A long time ago I worked for someone who made me feel worthless and stupid.

Insignificant, worthless, and stupid.

It wasn’t only me who felt this way – other people in my team also had the same experience when working with this person.

None of us had done anything wrong, and we certainly didn’t deserve the treatment she dished out.  It was just how she treated people.  Her management style included making ‘snarky’ remarks about people while they were in earshot, criticising just about every piece of work that anyone completed, and randomly choosing people to ignore and exclude from conversations and meetings for the day, only to include them again the next day.

It was awful.  Really awful.  And as you’d expect, extremely demotivating.  Needless to say, I found another job and got out of there as quickly as I could.

 

“People never forget how you make them feel.”

I was reminded of this situation a few weeks’ ago when I heard someone refer to the quote made famous by civil rights activist Maya Angelou, who said “People will forget what you said, people will forget what you did, but people will never forget how you made them feel.”

At the precise moment of hearing those words, I was reflecting on a recent coaching conversation with a senior leader – let’s call him John – in which we’d spent a lot of time talking about his impact on other people.  John had recently received some negative feedback from a group of key stakeholders in a 360 degree feedback survey about his abrasive nature and apparent tendency to ‘rub people the wrong way’.

To cut a long story short, this wasn’t news to John – he’d received this kind of feedback before. In the past he hadn’t really cared about others’ perceptions of him.  Instead, he had always believed that outcomes were more important than relationships.  As long as he achieved the required results, he felt that it didn’t really matter what other people thought of him.  This had been his attitude for a long time, resulting in others describing him as someone who tended to ‘alienate’ those around him.

However, over time things had changed. John had realised about 18 months ago that his ability to effectively deliver results as a senior leader was now being impacted by his past behaviour.  Specifically, because as he’d moved up through the ranks his success had become much more dependent on delivering through other people, rather than just doing the work himself.

But his previous attitude – which wasn’t particularly people-focused – had resulted in him having fewer ‘allies’ and a much weaker network of contacts than many other senior leaders within the organisation.  Put simply, a lot of people didn’t like him, which meant that he had trouble getting things done when he was relying upon others for help.

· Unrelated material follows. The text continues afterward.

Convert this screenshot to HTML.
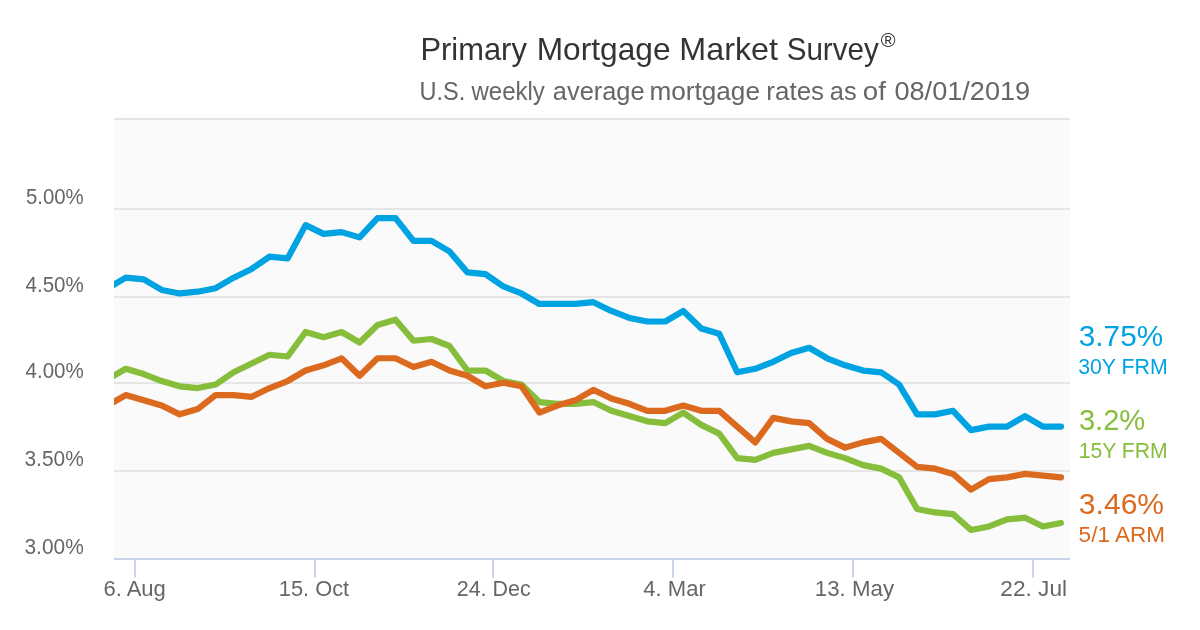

Since having this ‘light bulb’ moment, John had been actively working to change his approach and shift others’ perceptions of him, spending a lot more time building and maintaining relationships and adapting his style to become more open, tolerant, and considerate of others’ views and opinions.  He was genuinely interested in trying to undo the damage caused by his previous attitude, and after a lot of self-reflection had realised the error of his ways.

“People will forget what you said, people will forget what you did, but people will never forget how you made them feel.”

Maya Angelou

The problem?  This change in behaviour and attitude wasn’t being reflected in his 360 degree survey results.  To his credit, his direct reports and manager had noticed the change – in fact, their ratings and comments regarding his leadership style were generally okay, suggesting that his efforts weren’t entirely in vain.

However, it was a completely different story when it came to anyone he hadn’t worked with for some time.  Their perceptions reflected the ‘old’ John, and how he’d made them feel when they’d worked together.  In fact, the emotions and feelings experienced by these people were very clearly reflected in the words they chose to use when providing him with this feedback.  They described him as “confrontational”, “abrasive”, and “aggressive”.

Even after all this time, these people still remembered how John had made them feel.

 

Lasting impressions of leadership

The key message here?

As a leader, your actions, words, and behaviour often have a profound impact on how other people feel, whether you realise it or not.  The more influential or ‘senior’ you become, the more others look to you for guidance, support, encouragement, and inspiration – resulting in even the smallest of your actions potentially having a very significant impact on other people’s feelings and emotions.

As internationally acclaimed psychologist and Emotional Intelligence expert Daniel Goleman says in this article, “For employees, how a leader makes them feel plays a large role in their level of motivation and commitment, and even drives their brain in (or out of) the best zone for marshalling whatever cognitive abilities and skills they bring to the job. And for customers and clients, how they feel about their interactions with the people in your organisation determines how they feel about the company as a whole.”

So ask yourself this – as a leader, how do you make other people feel?  What kinds of words, phrases, and stories will your employees, colleagues and customers share with others when talking about you, and describing your leadership style?

If the answers to those questions worry or concern you, then here’s my next question…

What will you do about it?

As for my own early experience, with that awful manager…?  Well, it’s easy for me to look back at that situation now and understand that the issue was really about her, and not me.  She was someone who needed to feel powerful by making others feel worthless.

But despite having this knowledge now, I don’t think I’ll ever forget that experience.  Her name is forever etched in my memory and I still shudder when I think about it.

I’ll never forget how she made me feel.